What Remedies Can You Get?

If you win, the court can order:

  • Injunction: A court order forcing the competitor to stop the unfair conduct immediately
  • Actual damages: Money equal to your lost revenue and business
  • Punitive damages: Extra money to punish the competitor for intentional wrongdoing
  • Attorney’s fees and costs: In some cases, the court makes them pay your legal bills
  • Treble damages: Under antitrust law, you can recover three times your actual damages

That last one—treble damages—is powerful. It makes competitors think twice.

The Defenses They’ll Use (and How to Counter Them)

Defense #1: “We Were Just Competing on Price”

Counter: Show the pricing is below cost, target your specific customers, and the timing is suspicious (started right after you entered market). Legitimate competition doesn’t require lying or predatory tactics.

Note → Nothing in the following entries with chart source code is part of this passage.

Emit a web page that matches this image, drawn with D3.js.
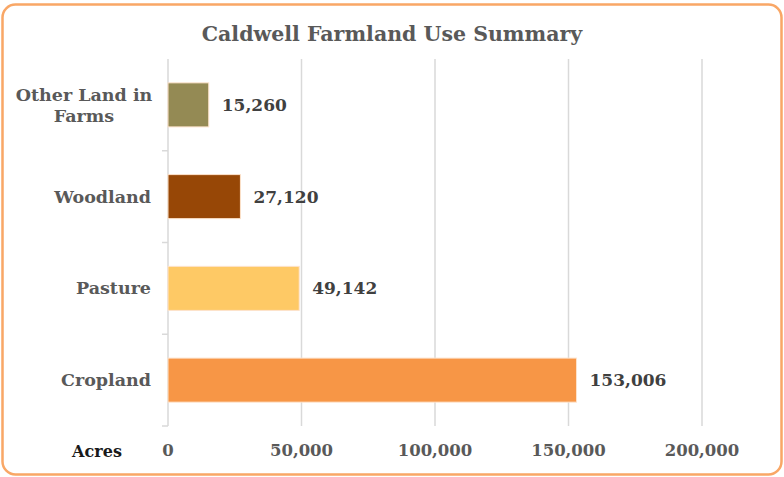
<!DOCTYPE html>
<html><head><meta charset="utf-8">
<script src="https://cdn.jsdelivr.net/npm/d3@7"></script>
<style>body{margin:0;background:#fff}svg{display:block}</style>
</head><body>
<script>
const categories = ["Other Land in Farms", "Woodland", "Pasture", "Cropland"];
const values = [15260, 27120, 49142, 153006];
const colors = ["#948a54", "#974706", "#fec965", "#f79646"];
const tickValues = [0, 50000, 100000, 150000, 200000];
const title = "Caldwell Farmland Use Summary";
const axisTitle = "Acres";

(function () {
const W = 784, H = 477;
const font = "'DejaVu Serif', 'Liberation Serif', serif";
const svg = d3.select("body").append("svg").attr("width", W).attr("height", H);
svg.append("rect").attr("x", 2.5).attr("y", 4.5).attr("width", W - 5).attr("height", H - 7)
  .attr("rx", 13).attr("fill", "#fff").attr("stroke", "#f9a766").attr("stroke-width", 2.5);

svg.append("text").attr("x", 392).attr("y", 41).attr("text-anchor", "middle")
  .attr("font-family", font).attr("font-weight", "bold").attr("font-size", 20.5)
  .attr("fill", "#595959").text(title);

const x = d3.scaleLinear().domain([0, 200000]).range([168, 702]);
const plotTop = 59, plotBottom = 426;
const y = d3.scaleBand().domain(categories).range([plotTop, plotBottom]).paddingInner(0.52).paddingOuter(0.26);

svg.append("g").selectAll("line").data(tickValues.slice(1)).join("line")
  .attr("x1", d => x(d)).attr("x2", d => x(d)).attr("y1", plotTop).attr("y2", plotBottom)
  .attr("stroke", "#d9d9d9").attr("stroke-width", 1.5);
svg.append("line").attr("x1", x(0)).attr("x2", x(0)).attr("y1", plotTop).attr("y2", plotBottom)
  .attr("stroke", "#d9d9d9").attr("stroke-width", 1.5);
const step = (plotBottom - plotTop) / categories.length;
svg.append("g").selectAll("line").data(d3.range(1, categories.length + 1)).join("line")
  .attr("x1", x(0) - 6).attr("x2", x(0)).attr("y1", d => plotTop + d * step).attr("y2", d => plotTop + d * step)
  .attr("stroke", "#d9d9d9").attr("stroke-width", 1.5);

svg.append("g").selectAll("rect").data(categories).join("rect")
  .attr("x", x(0)).attr("y", d => y(d)).attr("height", y.bandwidth())
  .attr("width", (d, i) => x(values[i]) - x(0))
  .attr("fill", (d, i) => colors[i]).attr("stroke", "#fde3cc").attr("stroke-width", 1);

const fmt = d3.format(",");
svg.append("g").selectAll("text").data(categories).join("text")
  .attr("x", (d, i) => x(values[i]) + 13).attr("y", d => y(d) + y.bandwidth() / 2 + 6)
  .attr("font-family", font).attr("font-weight", "bold").attr("font-size", 17)
  .attr("fill", "#404040").text((d, i) => fmt(values[i]));

const catG = svg.append("g");
categories.forEach(c => {
  const words = c === "Other Land in Farms" ? ["Other Land in", "Farms"] : [c];
  const cy = y(c) + y.bandwidth() / 2;
  const t = catG.append("text").attr("text-anchor", "middle")
    .attr("font-family", font).attr("font-weight", "bold").attr("font-size", 17.5).attr("fill", "#595959");
  if (words.length === 1) {
    t.attr("x", 151).attr("text-anchor", "end").attr("y", cy + 6).text(c);
  } else {
    words.forEach((w, i) => t.append("tspan").attr("x", 84).attr("y", cy - 4 + i * 21).text(w));
  }
});

svg.append("g").selectAll("text").data(tickValues).join("text")
  .attr("x", d => x(d)).attr("y", 456).attr("text-anchor", "middle")
  .attr("font-family", font).attr("font-weight", "bold").attr("font-size", 16.5)
  .attr("fill", "#595959").text(d => fmt(d));

svg.append("text").attr("x", 97).attr("y", 457).attr("text-anchor", "middle")
  .attr("font-family", font).attr("font-weight", "bold").attr("font-size", 16)
  .attr("fill", "#1a1a1a").text(axisTitle);
})();
</script>
</body></html>
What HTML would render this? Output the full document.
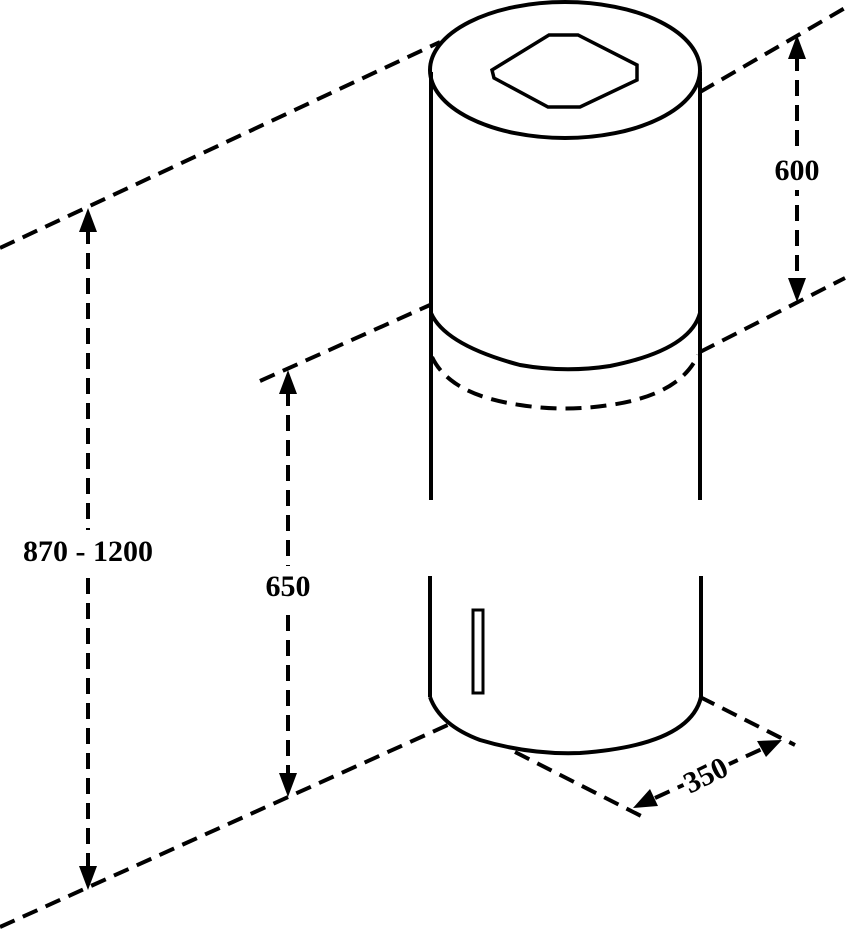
<!DOCTYPE html>
<html><head><style>body{margin:0;background:#fff}svg{display:block}</style></head><body>
<svg width="850" height="935" viewBox="0 0 850 935" xmlns="http://www.w3.org/2000/svg">
<g fill="none" stroke="#000" stroke-width="4" stroke-dasharray="16,9">
<line x1="0" y1="248" x2="440" y2="42"/>
<line x1="700" y1="92" x2="845" y2="8"/>
<line x1="260" y1="381" x2="430" y2="305"/>
<line x1="700" y1="352" x2="845" y2="278"/>
<line x1="0" y1="927" x2="450" y2="724"/>
<line x1="700" y1="697" x2="795" y2="745"/>
<line x1="515" y1="752" x2="645" y2="818"/>
<path d="M432 357 Q 450 395 520 405 Q 565 412 610 405 Q 680 395 698 355"/>
<line x1="88" y1="228" x2="88" y2="870"/>
<line x1="288" y1="390" x2="288" y2="777"/>
<line x1="797" y1="55" x2="797" y2="282"/>
<line x1="655" y1="798" x2="762" y2="749"/>
</g>
<g fill="#fff" stroke="none">
<rect x="20" y="530" width="140" height="40"/>
<rect x="260" y="566" width="56" height="40"/>
<rect x="770" y="150" width="56" height="40"/>
<rect x="680" y="752" width="50" height="40" transform="rotate(-26 705 772)"/>
</g>
<g fill="none" stroke="#000" stroke-width="4">
<ellipse cx="565" cy="70" rx="135" ry="68"/>
<polygon points="492,70 549,35 578,35 637,65 637,80 580,107 548,107 494,78" stroke-width="3.5"/>
<line x1="431" y1="72" x2="431" y2="500"/>
<line x1="700" y1="72" x2="700" y2="500"/>
<line x1="430" y1="576" x2="430" y2="697"/>
<line x1="701" y1="576" x2="701" y2="697"/>
<path d="M431 313 Q 445 345 520 365 Q 565 373 610 366 Q 690 350 700 313"/>
<path d="M430 697 Q 440 725 480 740 Q 530 755 580 753 Q 690 745 701 697"/>
<rect x="473" y="610" width="10" height="83" stroke-width="3"/>
</g>
<g fill="#000">
<polygon points="88,208 79,232 97,232"/>
<polygon points="88,890 79,866 97,866"/>
<polygon points="288,370 279,394 297,394"/>
<polygon points="288,797 279,773 297,773"/>
<polygon points="797,35 788,59 806,59"/>
<polygon points="797,302 788,278 806,278"/>
<polygon points="782,740 757,741 766,757"/>
<polygon points="633,808 650,789 658,806"/>
</g>
<g font-family="Liberation Serif, serif" font-weight="bold" font-size="30" fill="#000" text-anchor="middle">
<text x="88" y="561">870 - 1200</text>
<text x="288" y="596">650</text>
<text x="797" y="180">600</text>
<text x="0" y="0" transform="translate(710,784) rotate(-26)">350</text>
</g>
</svg>
</body></html>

Defense #2: “We Never Mentioned Your Company”

Counter: You don’t need them to name you directly. If they disparaged “transport companies that go out of business” and you lost customers to them shortly after, that’s disparagement.

Defense #2: “Customers Make Their Own Choices”

Counter: Yes, but if your competitor lied to influence that choice, that’s tortious interference. Get witness testimony and communications showing how the choice was influenced.

The Bottom Line

I learned the hard way that competitors can cheat and lie. But I also learned that the law is on the side of honest shipowners who document everything and fight back.

Don’t tolerate unfair competition. Don’t wait hoping it stops. Document everything. Consult a maritime lawyer. And if they won’t stop, sue. Most competitors back down fast when they realize you know the law and have the evidence.

That’s how you protect your family business.

Legal Disclaimer: This article is educational content only and does not constitute legal advice. Maritime and commercial law is complex and fact-specific. Consult a qualified maritime attorney before taking action on any commercial dispute.